Suely Araújo sustenta que as medidas objetivaram limpar o passivo, que, até 2018, era de R$ 38 bilhões de multas não pagas. “Também ajudaria o país a cumprir os compromissos com Acordo de Paris, na questão climática”, afirma. Além da paralisação na conversão, ocorrida no governo Michel Temer, a gestão Bolsonaro conseguiu piorar a situação, com o Decreto nº 9.760/2019, das audiências preliminares. “Essa etapa de conciliação travou tudo. O decreto não foi feito para agilizar nada, como diz o governo. Foi feito para tudo andar mais devagar.”

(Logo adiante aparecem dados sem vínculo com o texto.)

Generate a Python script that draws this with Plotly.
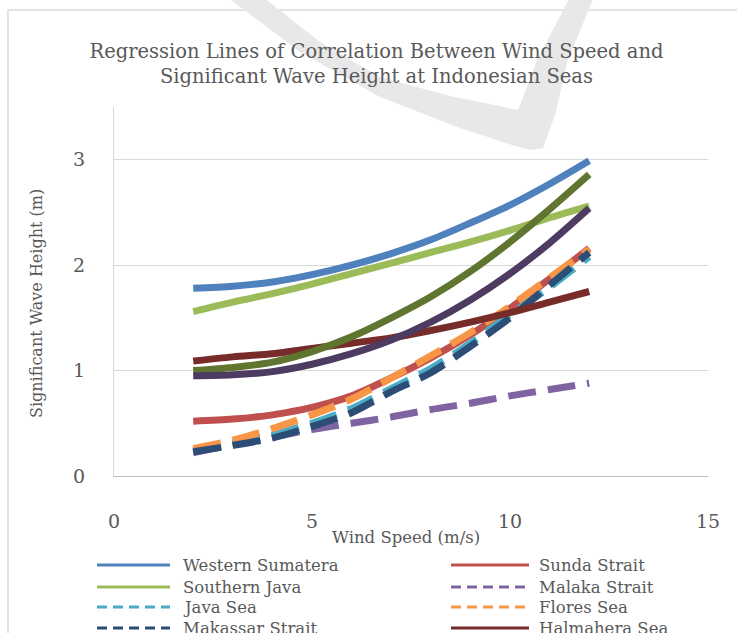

Auditoria da Controladoria-Geral da União (CGU) concluiu que, de janeiro a agosto deste ano, os julgamentos de autos de infração do Ibama caíram quase 90% em comparação com o mesmo período do ano passado. O alerta da CGU começou em 2019: o processo de análise das multas do Ibama é muito lento e ineficiente, um problema grave, que prejudica o combate a crimes ambientais. E um novo relatório, em setembro de 2020, mostra que, mesmo depois das recomendações da CGU, a situação piorou. O número de processos de infrações ambientais concluídos pelo Ibama despencou. De 2013 a 2017, foram, em média, 21 mil julgamentos por ano. Em 2019, foram 18 mil. E, em 2020, de janeiro a agosto, apenas 1,6 mil julgamentos foram realizados, redução de 88%. A CGU aponta as audiências de conciliação como uma das causas para a lentidão.